So, about yesterday, I left the room at 2:30 pm, went to the Haram & prayed ‘Asr on the roof. After ‘Asr, I went down & sat near Mount Safa to write in my journal & wrote until Maghrib. I ended up moving around until I was on Mount Safa during Maghrib. The imam, I think Shuraim, recited a verse about Safa too. Then, I headed out to get something to eat, but by the time I made it through the crowd and got outside, it was ‘Isha time. So, I prayed ‘Isha in the courtyard outside of the masjid, in front of the ‘Abd Al-’Aziz gate. I went after ‘Isha to Burger King, had a double whopper, ate with some Algerians and felt disgusting afterwards. I went around to find some water, or a big bottle to fill with Zam Zam. I went to this Super Food Mart & got all kinds of drinks (juice, water, soda). Took it back to the hotel & found everyone but my dad in the room, so I didn’t want to stay. I bounced after a few mins & headed back towards the Haram. Picked up a bottle of water on the way to try & clean out my system, I felt so gross.

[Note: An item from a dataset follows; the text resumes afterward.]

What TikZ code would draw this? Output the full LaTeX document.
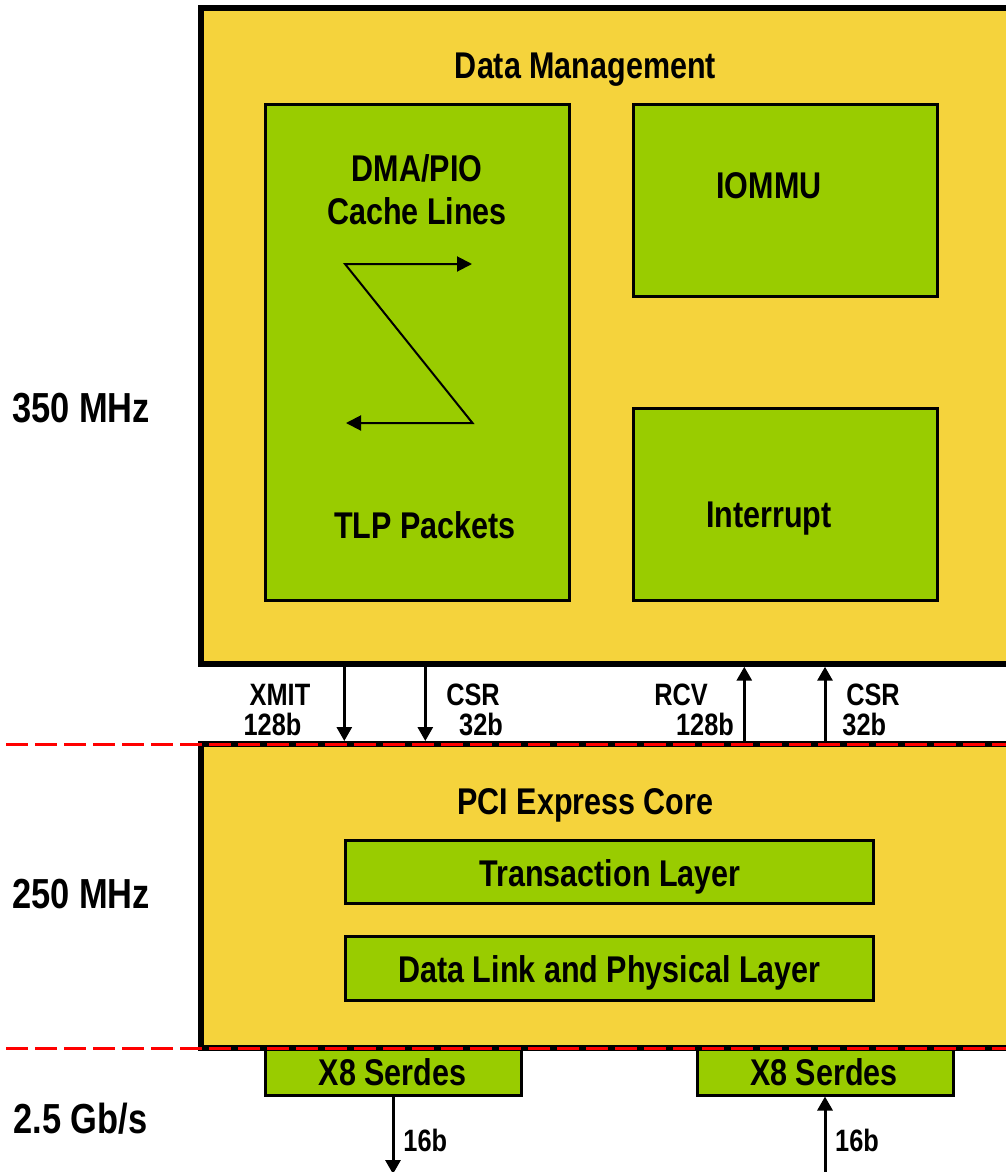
\documentclass[tikz,border=0pt]{standalone}
\usepackage{fontspec}
\newfontfamily\narrowsans{Liberation Sans}[FakeStretch=0.82]
\usetikzlibrary{arrows.meta}
\definecolor{panelyellow}{RGB}{245,211,60}
\definecolor{blockgreen}{RGB}{153,204,0}
\definecolor{clockred}{RGB}{255,0,0}

\begin{document}
\begin{tikzpicture}[x=1bp,y=-1bp,
  panel/.style={draw=black, line width=6bp, fill=panelyellow, inner sep=0, rectangle},
  block/.style={draw=black, line width=3bp, fill=blockgreen, inner sep=0, rectangle},
  title/.style={font=\narrowsans\bfseries\fontsize{37.2bp}{40bp}\selectfont, inner sep=0, anchor=base},
  buslbl/.style={font=\narrowsans\bfseries\fontsize{30.9bp}{33bp}\selectfont, inner sep=0, anchor=base},
  clocklbl/.style={font=\narrowsans\bfseries\fontsize{42bp}{45bp}\selectfont, inner sep=0, anchor=base},
  bus/.style={draw=black, line width=3bp, -{Triangle[width=15bp,length=14bp]}},
  flow/.style={draw=black, line width=2bp, {Triangle[width=15bp,length=15bp]}-{Triangle[width=15bp,length=15bp]}},
  clockedge/.style={draw=clockred, line width=3bp, dash pattern=on 22bp off 7bp}
]
\useasboundingbox (0,0) rectangle (1006,1172);

% SerDes blocks sit just under the core panel
\node[block, minimum width=256bp, minimum height=47bp] (serL) at (393,1071.5) {};
\node[block, minimum width=256bp, minimum height=47bp] (serR) at (825,1071.5) {};

% Main panels
\node[panel, minimum width=814bp, minimum height=655.7bp] (dm) at (608,335.85) {};
\node[panel, minimum width=814bp, minimum height=303.5bp] (pci) at (608,895.75) {};

% Data management sub-blocks
\node[block, minimum width=303.5bp, minimum height=495.5bp] (dma) at (417.25,352.25) {};
\node[block, minimum width=304bp, minimum height=191.5bp] (iommu) at (785,200.25) {};
\node[block, minimum width=304bp, minimum height=192bp] (intr) at (785,504) {};

% PCI Express core layers
\node[block, minimum width=528bp, minimum height=63bp] (tl) at (609,871.5) {};
\node[block, minimum width=528bp, minimum height=64bp] (dll) at (609,968) {};

% Labels
\node[title] (tdm) at (585.5,78) {Data Management};
\node[title] (tdma1) at (417,181) {DMA/PIO};
\node[title] (tdma2) at (417,224) {Cache Lines};
\node[title] (ttlp) at (425,538) {TLP Packets};
\node[title] (tiommu) at (769,198) {IOMMU};
\node[title] (tintr) at (769,527) {Interrupt};
\node[title] (tpci) at (585.5,814) {PCI Express Core};
\node[title] (ttl) at (610,886) {Transaction Layer};
\node[title] (tdll) at (609.5,982) {Data Link and Physical Layer};
\node[title] (tserL) at (392.5,1085) {X8 Serdes};
\node[title] (tserR) at (824,1085) {X8 Serdes};

\node[clocklbl] (f350) at (81,422) {350 MHz};
\node[clocklbl] (f250) at (81,908) {250 MHz};
\node[clocklbl] (f25) at (80.5,1133) {2.5 Gb/s};

% Cache-line to TLP conversion
\coordinate (z1) at (472,264);
\coordinate (z2) at (345,264);
\coordinate (z3) at (472.5,423);
\coordinate (z4) at (346,423);
\draw[flow] (z1) -- (z2) -- (z3) -- (z4);

% Buses between the clock domains
\coordinate (xXmit) at (344.3,0);
\coordinate (xCsrT) at (425.3,0);
\coordinate (xRcv) at (744.3,0);
\coordinate (xCsrR) at (825,0);
\draw[bus] (dm.south -| xXmit) -- (pci.north -| xXmit);
\draw[bus] (dm.south -| xCsrT) -- (pci.north -| xCsrT);
\draw[bus] (pci.north -| xRcv) -- (dm.south -| xRcv);
\draw[bus] (pci.north -| xCsrR) -- (dm.south -| xCsrR);

\node[buslbl] (lxmit) at (280,705) {XMIT};
\node[buslbl] (lxmitw) at (272.5,735) {128b};
\node[buslbl] (lcsrt) at (473,705) {CSR};
\node[buslbl] (lcsrtw) at (481,735) {32b};
\node[buslbl] (lrcv) at (681,705) {RCV};
\node[buslbl] (lrcvw) at (705,735) {128b};
\node[buslbl] (lcsrr) at (873,705) {CSR};
\node[buslbl] (lcsrrw) at (864.3,735) {32b};

% Serial links
\coordinate (outL) at (393,1174);
\coordinate (inR) at (825,1176);
\draw[bus] (serL.south) -- (outL);
\draw[bus] (inR) -- (serR.south);
\node[buslbl] (l16a) at (425.3,1151) {16b};
\node[buslbl] (l16b) at (857,1151) {16b};

% Clock domain boundaries
\coordinate (d1a) at (6,744);
\coordinate (d1b) at (1010,744);
\coordinate (d2a) at (6,1048);
\coordinate (d2b) at (1010,1048);
\draw[clockedge] (d1a) -- (d1b);
\draw[clockedge] (d2a) -- (d2b);
\end{tikzpicture}
\end{document}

I went to the roof and chilled for a while. I eventually left & started to head to the hotel, but got curious about this restaurant I kept hearing about, Al-Baik. Everyone said I HAD to go there, so I wanted to find it. I also wanted to see the other gates to the masjid, so I started walking its perimeter. I discovered the other gates…and went all the way around, to the outskirts in the North, still couldn’t find Al-Baik.

I continued walking around, when I was approached by a random man, just outside Marwa. He looked like any other devoted follower – big beard, head covered with the red-checkered garment, loose robe, warm smile. He came up to me and gave me salaams, with a big smile on his face. He grabbed my hand, gripped it with two hands & started asking me questions. I thought nothing of it & started to answer as best I could. He spoke only in Arabic though, didn’t understand my attempts to get through to him in English or Urdu, my usual backups when my sparse Arabic runs out. I understood enough to get that he asked my name, whether I was here for Hajj and where I was from. Then he asked, “kam auwlad?”, right after I had told him I was from America. I know “auwlad” is baby/child, I didn’t know what “kam” meant. I thought he wanted to know how old I was when I went to America, or how long I had been there. I didn’t know enough Arabic to tell him I was born there…and felt apprehensive about even giving him that information.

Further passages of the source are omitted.